The very day that I read Spencer’s piece, I experienced what she had written.  My 16 month old daughter fell off the couch.  She’s taken to climbing up and on everything lately, and this time, she fell.  I heard the screaming from the next room, raced in, and scooped her up from the floor.  As I sat there, cradling her in my arms, shouting out orders to my other children to get me the phone, the ice, a towel, I was repeating a mantra in my mind: “Jesus, help me. Jesus, help me. Jesus, help me.”  Seeing her blonde curls matted with blood started my head swimming a bit, but I just kept repeating that phrase for a good two minutes.  Then, I started changing things up, and threw in equal parts “Mary, help us” and “Oh Blessed Mother, please!”  My children asked if they should get the Rosary beads.  One ran for the Holy Water.  And it struck me: this is also what it means to have Catholicism in your bones.
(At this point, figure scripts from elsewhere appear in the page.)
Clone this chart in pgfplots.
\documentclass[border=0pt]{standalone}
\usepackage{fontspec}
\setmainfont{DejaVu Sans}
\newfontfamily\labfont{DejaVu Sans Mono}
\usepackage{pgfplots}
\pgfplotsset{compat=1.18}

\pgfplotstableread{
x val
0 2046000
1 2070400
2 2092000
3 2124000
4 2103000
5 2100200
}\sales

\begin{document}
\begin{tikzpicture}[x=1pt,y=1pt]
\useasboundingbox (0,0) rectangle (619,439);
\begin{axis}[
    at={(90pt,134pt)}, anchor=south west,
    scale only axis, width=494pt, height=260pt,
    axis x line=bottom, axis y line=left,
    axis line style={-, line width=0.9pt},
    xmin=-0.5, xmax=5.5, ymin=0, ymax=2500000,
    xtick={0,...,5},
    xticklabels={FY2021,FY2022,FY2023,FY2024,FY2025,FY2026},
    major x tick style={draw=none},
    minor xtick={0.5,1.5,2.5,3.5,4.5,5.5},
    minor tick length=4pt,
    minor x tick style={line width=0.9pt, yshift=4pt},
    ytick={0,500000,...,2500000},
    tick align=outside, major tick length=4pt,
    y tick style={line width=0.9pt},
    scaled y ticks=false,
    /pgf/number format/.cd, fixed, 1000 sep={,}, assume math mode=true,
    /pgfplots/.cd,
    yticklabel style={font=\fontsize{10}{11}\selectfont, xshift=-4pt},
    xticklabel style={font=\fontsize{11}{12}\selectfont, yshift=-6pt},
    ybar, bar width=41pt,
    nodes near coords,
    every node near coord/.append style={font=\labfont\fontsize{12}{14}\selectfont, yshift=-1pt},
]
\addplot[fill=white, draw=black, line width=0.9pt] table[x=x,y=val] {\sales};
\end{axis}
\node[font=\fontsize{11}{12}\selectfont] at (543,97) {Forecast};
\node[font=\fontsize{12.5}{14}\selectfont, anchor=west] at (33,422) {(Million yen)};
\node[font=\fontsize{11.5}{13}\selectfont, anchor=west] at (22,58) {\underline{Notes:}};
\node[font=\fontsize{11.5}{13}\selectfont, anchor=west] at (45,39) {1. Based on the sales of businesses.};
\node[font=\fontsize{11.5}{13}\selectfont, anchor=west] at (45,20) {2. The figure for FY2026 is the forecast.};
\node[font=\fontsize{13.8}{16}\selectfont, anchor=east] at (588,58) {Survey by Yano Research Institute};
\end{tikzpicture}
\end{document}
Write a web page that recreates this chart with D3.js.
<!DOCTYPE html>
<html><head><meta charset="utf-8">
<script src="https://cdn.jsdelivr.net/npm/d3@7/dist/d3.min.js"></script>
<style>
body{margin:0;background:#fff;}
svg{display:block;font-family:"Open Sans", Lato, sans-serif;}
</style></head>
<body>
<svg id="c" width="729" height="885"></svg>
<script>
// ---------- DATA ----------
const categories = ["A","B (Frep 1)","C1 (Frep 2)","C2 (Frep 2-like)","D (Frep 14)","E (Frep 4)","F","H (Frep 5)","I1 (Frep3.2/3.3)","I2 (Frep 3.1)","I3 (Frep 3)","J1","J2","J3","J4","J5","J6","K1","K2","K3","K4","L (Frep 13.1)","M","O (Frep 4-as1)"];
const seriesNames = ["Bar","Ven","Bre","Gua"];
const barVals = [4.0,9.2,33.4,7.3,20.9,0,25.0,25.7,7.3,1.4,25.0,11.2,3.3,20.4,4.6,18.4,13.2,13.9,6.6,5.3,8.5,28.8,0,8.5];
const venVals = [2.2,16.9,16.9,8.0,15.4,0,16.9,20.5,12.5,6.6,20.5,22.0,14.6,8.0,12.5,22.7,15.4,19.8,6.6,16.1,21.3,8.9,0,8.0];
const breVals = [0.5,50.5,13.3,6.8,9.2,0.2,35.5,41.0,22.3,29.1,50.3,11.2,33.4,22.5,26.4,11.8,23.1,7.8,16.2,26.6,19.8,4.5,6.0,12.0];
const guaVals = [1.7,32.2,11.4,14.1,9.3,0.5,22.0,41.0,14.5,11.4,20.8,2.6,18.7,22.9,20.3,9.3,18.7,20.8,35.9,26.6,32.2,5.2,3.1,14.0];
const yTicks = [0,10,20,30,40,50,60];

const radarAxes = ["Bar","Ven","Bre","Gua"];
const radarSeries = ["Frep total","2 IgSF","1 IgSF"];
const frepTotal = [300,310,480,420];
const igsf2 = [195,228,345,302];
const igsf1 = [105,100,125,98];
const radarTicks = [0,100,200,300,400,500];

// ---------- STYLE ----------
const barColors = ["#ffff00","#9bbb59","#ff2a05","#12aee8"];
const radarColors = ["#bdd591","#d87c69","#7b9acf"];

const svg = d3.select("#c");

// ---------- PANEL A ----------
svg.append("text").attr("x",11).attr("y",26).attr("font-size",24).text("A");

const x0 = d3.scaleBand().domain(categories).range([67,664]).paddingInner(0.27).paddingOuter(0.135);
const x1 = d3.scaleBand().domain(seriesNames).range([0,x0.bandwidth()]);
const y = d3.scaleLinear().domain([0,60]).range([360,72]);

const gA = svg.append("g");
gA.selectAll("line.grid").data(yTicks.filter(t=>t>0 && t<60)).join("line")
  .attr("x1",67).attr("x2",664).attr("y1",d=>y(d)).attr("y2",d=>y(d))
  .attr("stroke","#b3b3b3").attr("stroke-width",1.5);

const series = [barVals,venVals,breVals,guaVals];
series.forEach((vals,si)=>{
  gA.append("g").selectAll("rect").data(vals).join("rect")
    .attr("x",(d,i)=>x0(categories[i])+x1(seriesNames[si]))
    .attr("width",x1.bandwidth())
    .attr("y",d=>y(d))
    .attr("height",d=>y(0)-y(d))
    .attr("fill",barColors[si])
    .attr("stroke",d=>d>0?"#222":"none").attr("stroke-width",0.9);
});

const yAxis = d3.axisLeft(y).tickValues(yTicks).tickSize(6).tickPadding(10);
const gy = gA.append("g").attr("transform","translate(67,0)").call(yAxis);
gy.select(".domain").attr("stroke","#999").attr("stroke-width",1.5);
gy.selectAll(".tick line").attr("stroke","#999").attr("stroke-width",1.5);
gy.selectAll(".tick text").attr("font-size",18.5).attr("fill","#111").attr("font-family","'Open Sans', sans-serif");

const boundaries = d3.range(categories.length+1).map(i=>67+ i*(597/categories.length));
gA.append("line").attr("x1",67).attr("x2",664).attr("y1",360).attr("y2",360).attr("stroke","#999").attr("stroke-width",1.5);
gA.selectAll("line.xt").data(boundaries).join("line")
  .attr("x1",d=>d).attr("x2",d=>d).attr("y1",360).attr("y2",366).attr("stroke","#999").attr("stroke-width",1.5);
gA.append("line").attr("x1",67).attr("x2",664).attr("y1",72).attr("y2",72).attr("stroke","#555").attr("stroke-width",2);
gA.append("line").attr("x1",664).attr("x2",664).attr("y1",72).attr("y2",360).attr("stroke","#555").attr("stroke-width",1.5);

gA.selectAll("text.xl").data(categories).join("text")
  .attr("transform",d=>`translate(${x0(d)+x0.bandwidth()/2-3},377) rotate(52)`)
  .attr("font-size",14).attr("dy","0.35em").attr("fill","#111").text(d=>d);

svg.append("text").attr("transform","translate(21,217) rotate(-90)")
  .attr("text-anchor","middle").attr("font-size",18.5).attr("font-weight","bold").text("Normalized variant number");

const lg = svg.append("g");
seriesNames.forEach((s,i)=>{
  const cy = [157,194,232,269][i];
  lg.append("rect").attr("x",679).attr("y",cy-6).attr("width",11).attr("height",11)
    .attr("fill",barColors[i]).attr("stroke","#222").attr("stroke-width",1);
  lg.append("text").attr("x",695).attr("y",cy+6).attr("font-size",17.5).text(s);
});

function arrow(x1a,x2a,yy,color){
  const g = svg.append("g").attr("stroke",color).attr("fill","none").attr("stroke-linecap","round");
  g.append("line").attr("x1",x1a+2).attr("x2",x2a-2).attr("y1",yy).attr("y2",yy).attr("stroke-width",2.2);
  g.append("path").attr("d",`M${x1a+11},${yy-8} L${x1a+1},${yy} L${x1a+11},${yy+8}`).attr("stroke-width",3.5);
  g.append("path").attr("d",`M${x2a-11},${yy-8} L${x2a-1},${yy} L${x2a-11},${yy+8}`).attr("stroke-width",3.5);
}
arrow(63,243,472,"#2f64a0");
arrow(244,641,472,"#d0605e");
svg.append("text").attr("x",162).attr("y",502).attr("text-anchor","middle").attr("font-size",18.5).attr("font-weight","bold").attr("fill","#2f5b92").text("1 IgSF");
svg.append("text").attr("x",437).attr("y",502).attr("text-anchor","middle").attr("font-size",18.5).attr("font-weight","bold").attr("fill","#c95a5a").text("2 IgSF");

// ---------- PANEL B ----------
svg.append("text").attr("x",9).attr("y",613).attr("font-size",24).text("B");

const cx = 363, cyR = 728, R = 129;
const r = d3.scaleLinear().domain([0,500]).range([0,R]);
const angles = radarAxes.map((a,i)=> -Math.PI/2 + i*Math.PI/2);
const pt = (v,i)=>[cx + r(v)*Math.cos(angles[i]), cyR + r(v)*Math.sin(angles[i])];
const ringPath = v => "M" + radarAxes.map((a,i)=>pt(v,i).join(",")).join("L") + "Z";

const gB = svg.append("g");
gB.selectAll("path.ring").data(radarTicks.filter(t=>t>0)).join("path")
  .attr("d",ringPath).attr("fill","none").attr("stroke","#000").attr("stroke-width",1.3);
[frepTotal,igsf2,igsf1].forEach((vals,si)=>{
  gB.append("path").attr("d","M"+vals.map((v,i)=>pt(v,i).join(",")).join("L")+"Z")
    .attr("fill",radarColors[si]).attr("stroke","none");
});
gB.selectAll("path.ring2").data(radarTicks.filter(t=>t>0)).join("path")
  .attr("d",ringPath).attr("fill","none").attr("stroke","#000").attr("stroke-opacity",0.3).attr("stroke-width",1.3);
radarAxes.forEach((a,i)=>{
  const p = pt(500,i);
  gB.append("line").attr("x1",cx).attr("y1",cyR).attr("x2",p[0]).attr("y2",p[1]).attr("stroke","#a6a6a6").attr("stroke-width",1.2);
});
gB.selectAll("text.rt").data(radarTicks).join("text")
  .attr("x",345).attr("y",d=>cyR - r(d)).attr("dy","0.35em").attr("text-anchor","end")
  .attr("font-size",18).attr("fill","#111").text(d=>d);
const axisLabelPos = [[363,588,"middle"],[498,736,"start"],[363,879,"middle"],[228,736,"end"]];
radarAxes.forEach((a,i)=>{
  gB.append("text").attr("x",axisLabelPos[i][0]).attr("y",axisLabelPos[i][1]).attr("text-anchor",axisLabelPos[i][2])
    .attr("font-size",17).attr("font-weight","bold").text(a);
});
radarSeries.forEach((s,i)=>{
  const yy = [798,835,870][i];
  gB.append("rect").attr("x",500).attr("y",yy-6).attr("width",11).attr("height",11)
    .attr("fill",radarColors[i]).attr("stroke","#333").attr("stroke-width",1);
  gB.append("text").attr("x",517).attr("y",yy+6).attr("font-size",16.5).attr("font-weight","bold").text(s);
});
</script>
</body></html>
Whenever we need something, we reach for our Rosary beads.  Be it to avert a calamity or to request a blessing, we pray the prayers of the Church.  When our children are hurt, it is just as appropriate for us to call out for heavenly aid as it is to call out for physical help.  We keep Holy Water and blessed oil in our first aid kit.  Both are just as necessary in times of panic and danger.  And it makes sense to us, since it’s been this way our whole lives.  Being Catholic is about believing that the Son of God chose to die for our sins because He loves us and in that act, that he redeemed not only us, but all creation.  As a result, Catholics don’t see creation as something evil, but as something wonderful, and something connected to heaven by way of its Creator.  We show our love for God partly by enjoying His creation, His gift to us.  As Hilaire Belloc says, “If we are to be happy, decent and secure of our souls: drink some kind of fermented liquor with one’s food; go on the water from time to time; dance on occasions, and sing in a chorus…” (The Path to Rome).  Body and soul are not enemies, but allies.  When my daughter was hurt, it made sense to me to both call for help from my sister as well as from Jesus and the Blessed Mother, because as a Catholic, it is all one and the same.  Our saintly family is as real as our earthly one because both, as Spencer said, are in our bones.